Quelques heures après on nous amène des sandwichs et des
couvertures ainsi qu'un téléphone radio ce qui permet au
gendarme Pina de faire un rapport détaillé à notre
commandant de compagnie.
La nuit se passe bien, mais dès les premières lueurs du
jour la plage se remplit de monde, CRS, policiers et membres de la police
judiciaire qui nous apprennent que l'opération en cours a déjà
permis d'arrêter de nombreux rebelles et que ceux qui avaient monté
l'embuscade étaient au nombre de dix-sept.
Nous revenons à la brigade de Rio-Salado où nous apprenons
que nos épouses, très inquiètes de ne pas nous voir
revenir la veille au soir, n'ont pas été mises au courant
de notre aventure. Ma femme me dit: " Tu vois on ne t'a pas oublié.

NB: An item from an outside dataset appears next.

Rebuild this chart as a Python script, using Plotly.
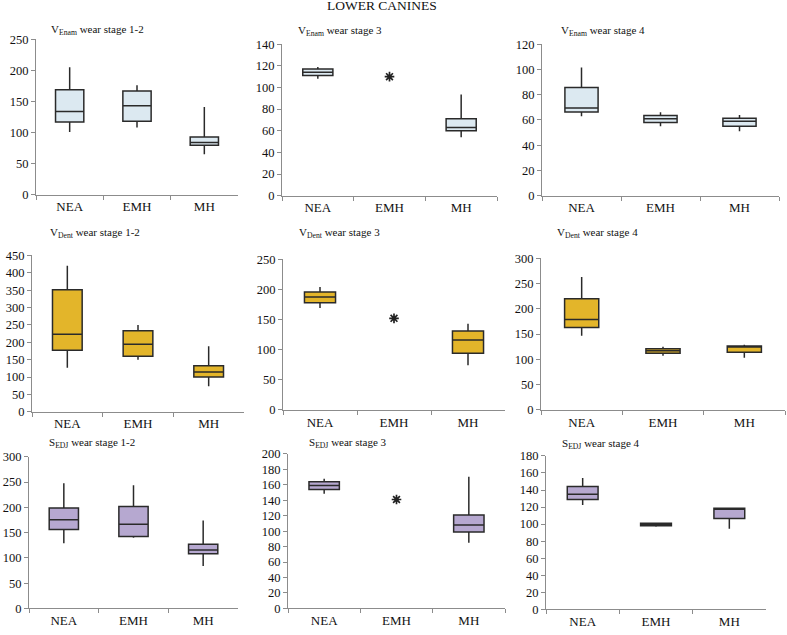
import plotly.graph_objects as go

categories = ["NEA", "EMH", "MH"]

panel_titles = [
    "V<sub>Enam</sub> wear stage 1-2", "V<sub>Enam</sub> wear stage 3", "V<sub>Enam</sub> wear stage 4",
    "V<sub>Dent</sub> wear stage 1-2", "V<sub>Dent</sub> wear stage 3", "V<sub>Dent</sub> wear stage 4",
    "S<sub>EDJ</sub> wear stage 1-2", "S<sub>EDJ</sub> wear stage 3", "S<sub>EDJ</sub> wear stage 4",
]

# box statistics per panel, in order NEA, EMH, MH (None = single value shown as asterisk)
lower_whisker = [
    [101, 108, 65], [108, None, 54], [63, 55, 51],
    [127, 150, 74], [169, None, 74], [147, 107, 103],
    [129, 140, 84], [148.6, None, 85], [122.5, 97, 94.6],
]
q1 = [
    [117, 118, 79.5], [111, None, 60], [66.3, 58, 55],
    [177, 160, 100.5], [178, None, 94], [163, 112, 114],
    [156, 142.6, 108], [154, None, 99], [129, 98, 106.5],
]
median = [
    [134, 143, 84], [114, None, 63], [69.4, 61, 58.9],
    [223, 194.5, 115], [187.5, None, 116], [179, 117, 125],
    [175.5, 166.5, 115.5], [159, None, 108], [135, 100, 118],
]
q3 = [
    [169, 167, 93], [117, None, 71], [85.6, 63.5, 61.4],
    [351, 233, 133], [195.6, None, 131], [220, 121, 126.5],
    [199, 202, 127], [164, None, 121], [144, 101, 118.5],
]
upper_whisker = [
    [205, 176, 141], [119, None, 93.5], [101.5, 66, 64],
    [420, 250, 189], [204, None, 143], [263, 125, 129],
    [248, 244, 174], [168, None, 170.5], [154, 102, 119],
]
single_value = [None, 110, None, None, 152, None, None, 141, None]

y_max = [250, 140, 120, 450, 250, 300, 300, 200, 180]
y_step = [50, 20, 20, 50, 50, 50, 50, 20, 20]
row_colors = ["#dce9f1", "#e3b52a", "#b6a8d0"]

# panel plot areas in pixels: x0, x1, ytop, ybottom
W, H = 787, 635
panels_px = [
    (36, 238, 33, 192), (282, 497, 38, 193), (542, 779, 38, 193),
    (32, 244, 254, 414), (283, 505, 258, 412), (541, 785, 257, 412),
    (29, 238, 460, 615), (288, 505, 457, 615), (546, 766, 459, 616),
]
title_px = [
    (49, 24), (296, 25), (559, 25),
    (48, 231), (297, 231), (555, 231),
    (47, 446), (307, 446), (560, 447),
]

FONT = "Liberation Serif"
fig = go.Figure()
annotations = []
for i in range(9):
    xa = "x" if i == 0 else f"x{i+1}"
    ya = "y" if i == 0 else f"y{i+1}"
    color = row_colors[i // 3]
    idx = [k for k in range(3) if q1[i][k] is not None]
    fig.add_trace(go.Box(
        x=[categories[k] for k in idx],
        q1=[q1[i][k] for k in idx],
        median=[median[i][k] for k in idx],
        q3=[q3[i][k] for k in idx],
        lowerfence=[lower_whisker[i][k] for k in idx],
        upperfence=[upper_whisker[i][k] for k in idx],
        fillcolor=color,
        line=dict(color="#2a2a2a", width=1.5),
        whiskerwidth=0,
        width=0.42,
        boxpoints=False,
        hoverinfo="skip",
        xaxis=xa, yaxis=ya,
        showlegend=False,
    ))
    if single_value[i] is not None:
        fig.add_trace(go.Scatter(
            x=["EMH"], y=[single_value[i]], mode="markers",
            marker=dict(symbol="asterisk-open", size=8, color="#222",
                        line=dict(color="#222", width=1.7)),
            xaxis=xa, yaxis=ya, showlegend=False, hoverinfo="skip",
        ))
    x0, x1, yt, yb = panels_px[i]
    key = "" if i == 0 else str(i + 1)
    fig.update_layout(**{
        f"xaxis{key}": dict(
            domain=[x0 / W, x1 / W], anchor=ya,
            categoryorder="array", categoryarray=categories,
            range=[-0.5, 2.5], type="category",
            showline=True, linecolor="#8c8c8c", linewidth=1,
            ticks="outside", tickson="boundaries", ticklen=4, tickcolor="#8c8c8c",
            showgrid=False, zeroline=False,
            tickfont=dict(family=FONT, size=13, color="#111"),
        ),
        f"yaxis{key}": dict(
            domain=[1 - yb / H, 1 - yt / H], anchor=xa,
            range=[0, y_max[i]], dtick=y_step[i], tick0=0,
            showline=True, linecolor="#8c8c8c", linewidth=1,
            ticks="outside", ticklen=4, tickcolor="#8c8c8c",
            showgrid=False, zeroline=False,
            tickfont=dict(family=FONT, size=12.5, color="#111"),
        ),
    })
    tx, ty = title_px[i]
    annotations.append(dict(
        text=panel_titles[i], x=tx / W, y=1 - ty / H, xref="paper", yref="paper",
        xanchor="left", yanchor="middle", showarrow=False,
        font=dict(family=FONT, size=11, color="#111"),
    ))

annotations.append(dict(
    text="LOWER CANINES", x=382 / W, y=1 + 2 / H, xref="paper", yref="paper",
    xanchor="center", yanchor="middle", showarrow=False,
    font=dict(family=FONT, size=13.5, color="#111"),
))

fig.update_layout(
    width=W, height=H,
    margin=dict(l=0, r=0, t=0, b=0),
    paper_bgcolor="white", plot_bgcolor="white",
    annotations=annotations,
)

fig.write_html(
    "out.html",
    config={"displayModeBar": False},
    post_script="document.body.style.margin='0';document.body.style.overflow='hidden';",
)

Hier c'était ta fête (la Saint-Charles) et Monique (notre
fils t'avait choisi un livre au bureau de tabac-presse, pour te l'offrir
". A l'époque j'a mais lire les livres d'un auteur américain
" Peter Cheney " et je ne doutai pas que le livre serait de
lui; mais quelle ne fut pas ma surprise en découvrant le titre:
ÇA N'ARRIVE QU'AUX VIVANTS. Etait-ce un message de l'au-delà,
envoyé par Saint-Charles ?
Il y eut beaucoup d'agitation à la brigade par la suite. La police
judiciaire occupait une partie de nos locaux pour poursuivre leurs interrogatoires
Nos deux chambres de sûreté faites pour loger deux à
trois personnes au maximum abritaient chacune une dizaine d'individus
qui étaient entendu et expédiés à Oran pour
y être jugés et emprisonnés.
L'exploitation du renseignement était payante car, outre les nouveaux
rebelles arrêtés, des caches d'armes furent découvertes
et nous fûmes très impressionnés de voir une camionnette
chargée de corps de bombes artisanales fabriquées avec des
conduites d'eau dérobées sur le chantier du barrage de Béni
Bahdel.
Cette aventure ne fut peut-être pas une action très héroïque,
mais elle eut le mérite certain de porter un coup d'arrêt
à la rebellion locale et de sauver des centaines de vies humaines.